Note that a validated configuration is passed to the rule’s constructor as a types.SimpleNamespace
.
Constructor¶
Determine which SAL components and topic(s) you need data from
(this may depend on the configuration, as for rules.Enabled
).
A typical rule should only need one or a very small number of topics.
For each topic decide whether you want to be called back when the value changes and which topics you want to poll. When in doubt use a callback, so you will not miss any data.
Use this information to construct a RemoteInfo
for each remote your rule listens to
and pass a list of these to the BaseRule.__init__
__call__¶
The BaseRule.__call__
method is called whenever a topic you have subscribed to receives a sample.

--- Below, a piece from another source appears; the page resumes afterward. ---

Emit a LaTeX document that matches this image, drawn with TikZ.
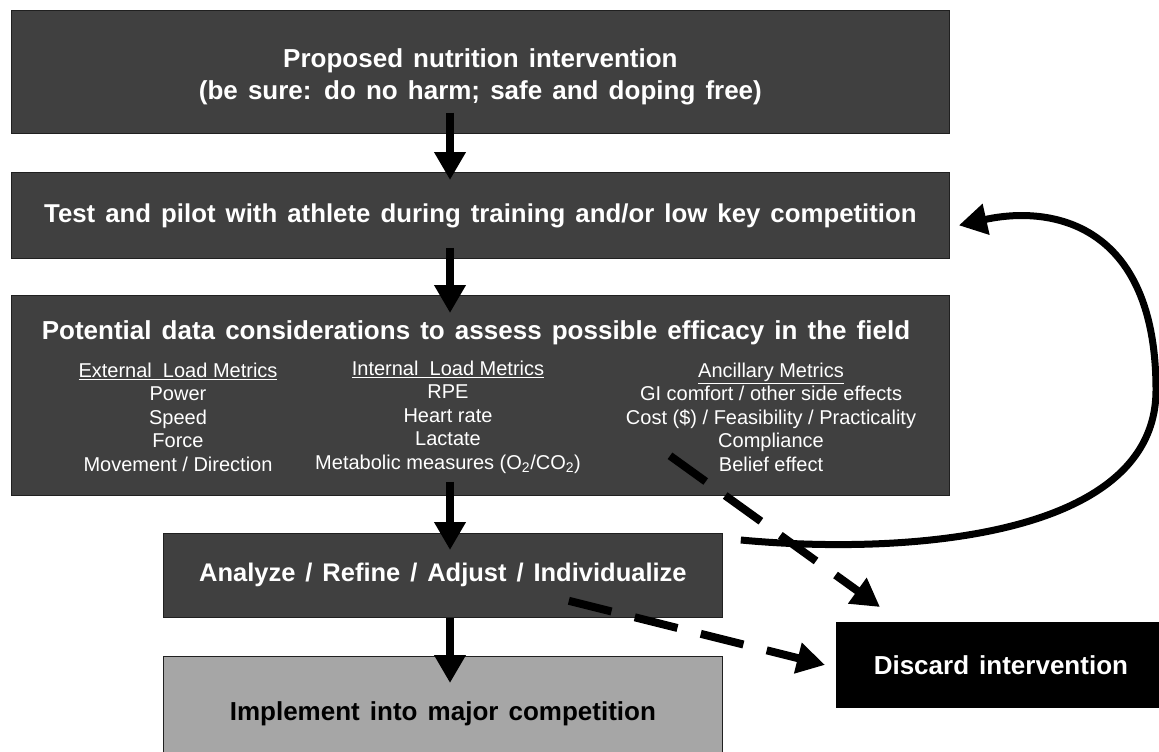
\documentclass[tikz,border=0pt]{standalone}
\usepackage{fontspec}
\setmainfont{Liberation Sans}
\newfontfamily\headsf{Liberation Sans}[WordSpace=1.4]
\usetikzlibrary{arrows.meta,calc,positioning}

\begin{document}
\begin{tikzpicture}[x=1pt,y=-1pt,
    box/.style={draw=ink, line width=0.8pt, fill=slate, text=white, inner sep=0pt,
      anchor=north west, align=center},
    flow/.style={line width=8pt, -{Triangle[width=30pt,length=28pt]}},
    dashflow/.style={flow, dash pattern=on 44pt off 24pt},
    metric/.style={text=white, align=center, font=\fontsize{20}{23.5}\selectfont}]
  \definecolor{ink}{RGB}{32,32,32}
  \definecolor{slate}{RGB}{64,64,64}
  \definecolor{pale}{RGB}{166,166,166}

  \useasboundingbox (0,0) rectangle (1159,752);

  % main boxes
  \node[box, minimum width=938pt, minimum height=123pt, font=\headsf\bfseries\fontsize{26}{32}\selectfont]
    (propose) at (11,10) {\rule{0pt}{29pt}Proposed nutrition intervention\\(be sure: do no harm; safe and doping free)};
  \node[box, minimum width=938pt, minimum height=86pt, font=\headsf\bfseries\fontsize{25.8}{32}\selectfont]
    (pilot) at (11,172) {Test and pilot with athlete during training and/or low key competition};
  \node[box, minimum width=938pt, minimum height=200pt] (field) at (11,295) {};
  \node[box, minimum width=559pt, minimum height=84pt, font=\headsf\bfseries\fontsize{25.5}{30}\selectfont]
    (adjust) at (163,533) {Analyze / Refine / Adjust / Individualize};
  \node[box, fill=pale, text=black, minimum width=559pt, minimum height=114pt,
    font=\headsf\bfseries\fontsize{26}{30}\selectfont]
    (implement) at (163,656) {Implement into major competition};
  \node[box, draw=black, fill=black, minimum width=329pt, minimum height=85pt,
    font=\headsf\bfseries\fontsize{26}{30}\selectfont]
    (discard) at (836,622) {Discard intervention};

  % texts of the data box
  \node[text=white, font=\headsf\bfseries\fontsize{26}{32}\selectfont] (fieldtitle) at (476,333)
    {Potential data considerations to assess possible efficacy in the field};
  \node[metric] (external) at (178,417)
    {\underline{External\ \ Load Metrics}\\Power\\Speed\\Force\\Movement / Direction};
  \node[metric] (internal) at (448,417)
    {\underline{Internal\ \ Load Metrics}\\RPE\\Heart rate\\Lactate\\Metabolic measures (O\textsubscript{2}/CO\textsubscript{2})};
  \node[metric] (ancillary) at (771,417)
    {\underline{Ancillary Metrics}\\GI comfort / other side effects\\Cost (\$) / Feasibility / Practicality\\Compliance\\Belief effect};

  % connectors
  \coordinate (spine) at (450,0);
  \draw[flow] ($(propose.south -| spine)+(0,-21)$) -- ($(pilot.north -| spine)+(0,8)$);
  \draw[flow] ($(pilot.south -| spine)+(0,-11)$) -- ($(field.north -| spine)+(0,18)$);
  \draw[flow] ($(field.south -| spine)+(0,-14)$) -- ($(adjust.north -| spine)+(0,17)$);
  \draw[flow] ($(adjust.south -| spine)+(0,0)$) -- ($(implement.north -| spine)+(0,27)$);

  \coordinate (bend) at (1156,390);
  \draw[flow, line width=7pt] ($(adjust.north east)+(18,7)$)
    .. controls (900,555) and (1156,540) .. (bend)
    .. controls (1156,222) and (1050,205) .. ($(pilot.east)+(9,10)$);

  \draw[dashflow] ($(field.south west)+(659,-40)$) -- ($(discard.north west)+(44,-15)$);
  \draw[dashflow] ($(adjust.south east)+(-154,-17)$) -- ($(discard.west)+(-11,0)$);
\end{tikzpicture}
\end{document}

It receives a single argument: a TopicWrapper
for the topic.
Compute the new alarm severity and a reason for it and return these as a tuple: (severity, reason)
.
you may return NoneNoReason
if the severity is NONE
.
start¶
If your rule polls data or has other needs for background timers or events, start them in BaseRule.start
.
stop¶
If your rule starts any background tasks then stop them in BaseRule.stop
.
Testing a Rule¶
Add a unit test to your rule in tests/rules
or an appropriate subdirectory.
I suggest constructing a Model
with a configuration that just specifies the one rule you are testing.
This saves the headache of figuring out how to fully construct a rule yourself (including the necessary remote(s) and topic(s)).